I think the reason for the snapped valve could be packing the bicycle up a couple of times and the road we rode on. Every so often I would hit a stone and it would flick away like a game of tiddlywinks and hit the frame or spokes with a rather hard knock. I’m rather sure that one of them could have hit the valve and caused it to snap. I was thinking that one of the stones might have hit a spoke and caused the buckle too, but saw no sign of damaged spokes.
At Lake Mavora we paid our fee to camp, NZ$10 which goes to the upkeep of the area, and cycled to the end of the track where we found a spot among the sandflies.
Day two : 31/10/10
We woke up to a thick mist, which did the opposite to one of Stephen King’s Mists, and crawled away to reveal a stunning view with a mirror lake. And those pesky sandflies again.
The area we cycled through was more farmland: still beautiful but if you compare it to what we saw yesterday it was a bit dull. The track also became more used by farmers and tourists which caused more potholes and the gravel to pile up, making us cycle in a trough with a wall of loose gravel on each side, mere inches away. This became rather tiring and took its toll on us.
The first thing that told me that something was wrong was the way that Peli used her expletives. Then I heard the tell tale sound of someone coming down hard and fast. I looked back, when I had slowed down enough to do so safely myself – remember the rather nasty bit of road we were on – and saw Peli picking herself up from the ground while saying more expletives. I quickly dumped my bike where it was (middle of the road) with oncoming traffic (one car) and legged it over to her where she was now sitting. She was rather dusted up by the gravel and feeling rather woozy with shock, and we found one quite deep road rash on her right arm below the elbow, along with a little hole in her cycling shorts. Then, the normal system checks and there were no other damages to report. A few car drivers slowed and offered assistance: again, they’re friendly people down here.
Upon further inspection, we found a rather bigger road rash at the top of her right thigh, under her Assos tights. It had all the signs of becoming a nice big colourful purple bruise, and was very painful to the touch.

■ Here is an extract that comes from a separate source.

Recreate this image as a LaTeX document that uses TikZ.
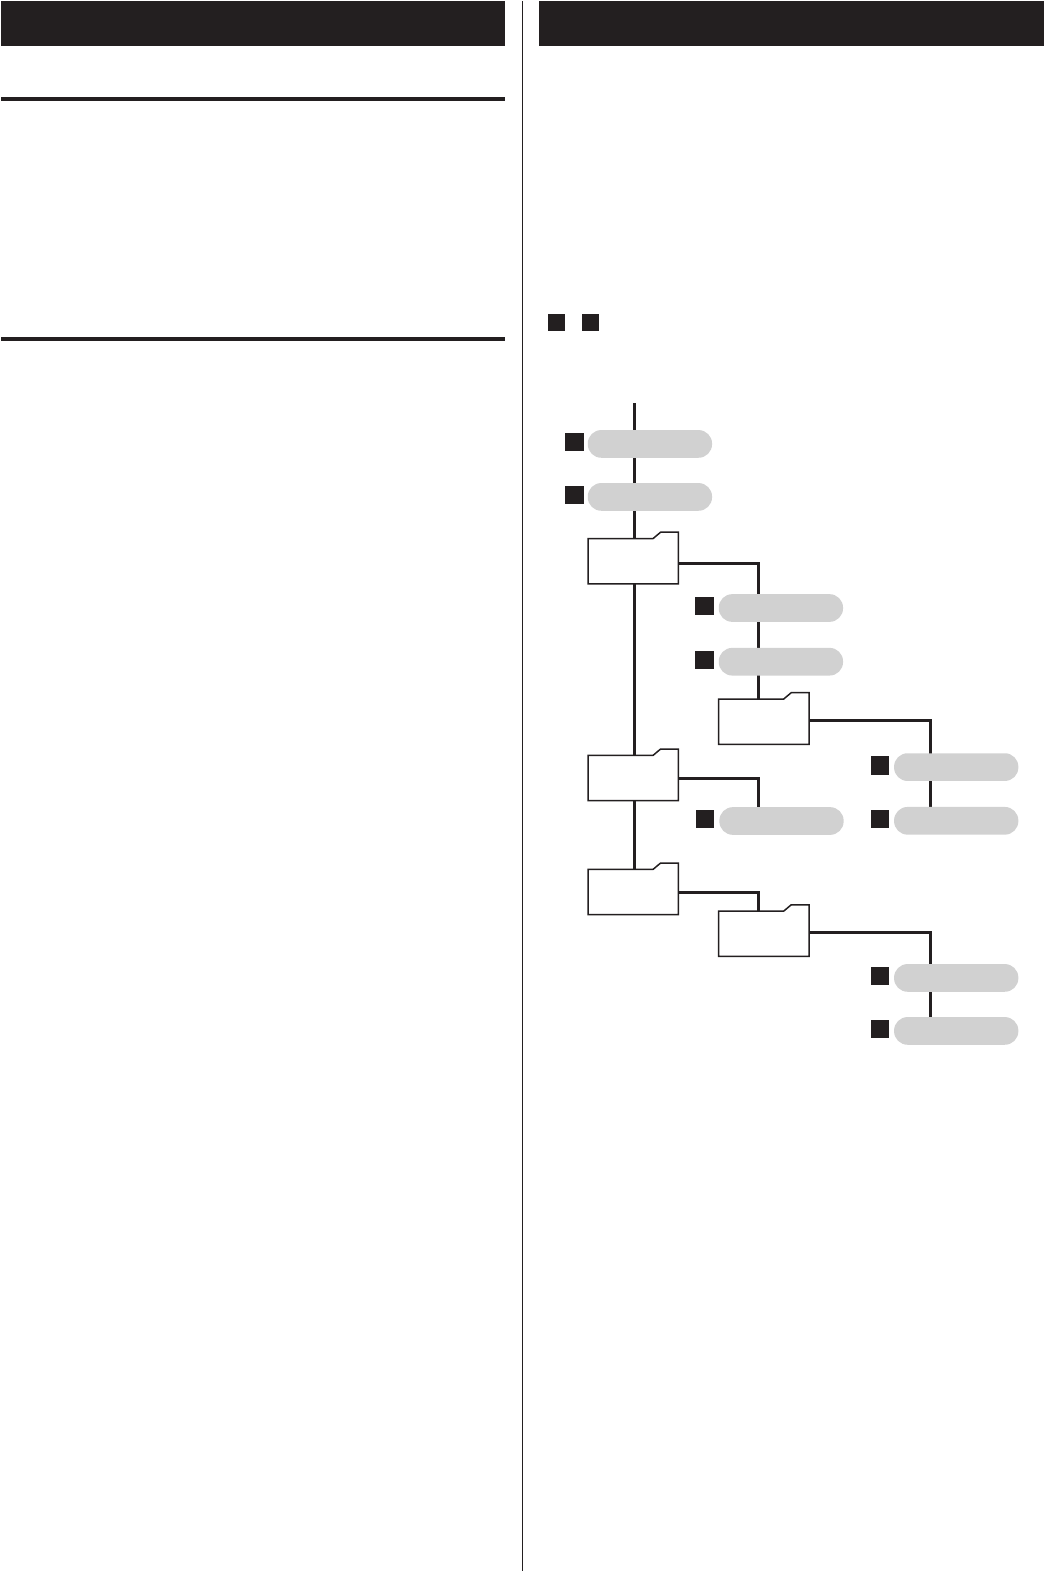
\documentclass[tikz,border=0pt]{standalone}
\usepackage{tikz}
\usetikzlibrary{backgrounds,positioning}
\definecolor{ink}{HTML}{231F20}
\definecolor{pillgrey}{HTML}{D1D1D1}

\begin{document}
\begin{tikzpicture}[x=1pt, y=-1pt, node distance=25.3pt]
  \tikzset{
    solid box/.style={rectangle,fill=ink,inner sep=0pt,outer sep=0pt},
    bar/.style={solid box,minimum width=504pt,minimum height=45pt},
    pagerule/.style={solid box,minimum width=504pt,minimum height=4.4pt},
    pill/.style={rectangle,fill=pillgrey,rounded corners=13.5pt,inner sep=0pt,outer sep=0pt,minimum width=124.3pt,minimum height=27.7pt},
    tick/.style={solid box,minimum size=18.4pt},
    tagged/.style={tick,left=4.9pt of #1,yshift=1.8pt},
    folder/.style={rectangle,fill=white,inner sep=0pt,outer sep=0pt,minimum width=90.4pt,minimum height=45.2pt},
    tree/.style={draw=ink,line width=2.7pt},
    outline/.style={draw=ink,line width=1.5pt,fill=white,line join=miter}
  }
  \useasboundingbox (0,0) rectangle (1044,1571);

  % page furniture
  \node[bar] (barl) at (253,23.5) {};
  \node[bar,minimum width=505pt] (barr) at (791.5,23.5) {};
  \node[pagerule] (rulea) at (253,99) {};
  \node[pagerule] (ruleb) at (253,338.7) {};
  \node[solid box,minimum width=1.3pt,minimum height=1570pt] (divider) at (522.5,786) {};
  \node[tick,minimum size=17pt] (keya) at (556.5,322.5) {};
  \node[tick,minimum size=17pt] (keyb) at (590.5,322.5) {};

  % folders
  \node[folder] (fa) at (633.2,561.2) {};
  \node[folder] (fb) at (763.8,721.7) {};
  \node[folder] (fc) at (633.2,778) {};
  \node[folder] (fd) at (633.2,892) {};
  \node[folder] (fe) at (763.8,933.8) {};

  % tracks
  \node[pill] (pa) at (649.9,443.9) {};
  \node[pill, below=of pa] (pb) {};
  \node[pill] (pc) at (780.9,608) {};
  \node[pill, below=26pt of pc] (pd) {};
  \node[pill] (pm) at (781.5,821) {};
  \node[pill] (pe) at (956.2,767.1) {};
  \node[pill, below=26pt of pe] (pf) {};
  \node[pill] (pg) at (956.2,977.9) {};
  \node[pill, below=of pg] (ph) {};

  % squares in front of the tracks
  \foreach \p/\d in {pa/.8,pb/.8,pc/0,pd/0,pm/0,pe/0,pf/0,pg/0,ph/0}
    \node[tagged=\p,xshift=\d pt] (s\p) {};

  % corners of the tree
  \coordinate (top) at (634.3,403);
  \coordinate (ba) at (758.5,563.3);
  \coordinate (bb) at (930.3,720.3);
  \coordinate (bc) at (758.5,778.3);
  \coordinate (bd) at (758.5,892.8);
  \coordinate (be) at (930.3,932.3);

  \begin{scope}[on background layer]
    \draw[tree] (top) -- (top |- fd.north);
    \draw[tree] (ba -| fa.east) -- (ba) -- (ba |- fb.north);
    \draw[tree] (bb -| fb.east) -- (bb) -- (bb |- pf.north);
    \draw[tree] (bc -| fc.east) -- (bc) -- (bc |- pm.north);
    \draw[tree] (bd -| fd.east) -- (bd) -- (bd |- fe.north);
    \draw[tree] (be -| fe.east) -- (be) -- (be |- ph.north);
  \end{scope}

  \foreach \f in {fa,fb,fc,fd,fe}
    \draw[outline] (\f.south west) -- (\f.north west) -- ([xshift=65pt]\f.north west)
      -- ([xshift=72.6pt,yshift=6.4pt]\f.north west) -- ([yshift=6.4pt]\f.north east)
      -- (\f.south east) -- cycle;
\end{tikzpicture}
\end{document}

After some time spent with her legs in the air (to treat for shock, of course), some rest and some patching up from the first aid kit, we were on our way again, though rather slowly and gently. We didn’t do much sightseeing for the next 15 or so miles, as we were mostly looking out for a good bit of road. There was much rejoicing when we finally found the sealed (tarmacked) road again.
That was 30 miles of rather hard riding, especially for battered Peli, and we still had 20 miles to go into Te Anau. That stretch would have been enjoyed more if it wasn’t for the fall. Arriving into Te Anau we found the first and best campsite that the information board and GPS agreed on, and pitched up for the night.
Day three : 1/11/10
The night before we booked a trip out to Milford Sound on a coach, our first proper guided touristy thing to do while away. The main reason was that it would take at least two days to ride out there, along with the fact that the road would be winding, hilly and it had the “famous” Homer Tunnel, one way with a 1:10 climb in it. Even with it being early summer season we would have had to share this with coaches and camper vans doing the day trip out. I wouldn’t recommend doing this road at high season on a touring bicycle, didn’t look any fun at all.
That said, we had a great coach ride out there with Allan from Mitre Peak Tours, with plenty of information and stops to take pictures and even time to stretch our legs. Then we had a two hour boat ride out to the entrance of the sound, which is a mistake as it is actually a fjord. Even in “bad” weather this boat ride was very enjoyable and we got right up and close to the wonderful seals, cliffs and plants. And I even got to test out my wet weather gear under a 120 metres waterfall for a few minutes (I was the only one on the boat mad enough to do so). It works. :)
You have to remember if you want to see the waterfalls, it has to be raining and most of the weather fronts that hit New Zealand comes from the Tasman Sea. It is a rainforest after all, with up to 7 metres of rain a year in one place, I read. So you have to be very lucky to see a sunny day, but that is when you miss out on the beautiful waterfalls.
That evening when chilling out at the campsite after yet another one of Peli’s knock up camping meals, she’s a good cook that girl, I had a look at my rear wheel. I was sure it would be fixed with a quick truing, but I found an inch-long crack around one of the eyelets. Yup, I’m carrying rather a lot and, before you say it, I’m not a featherweight either. So, a plan had to be made. Get a new rear wheel while not staying in the same place for too long.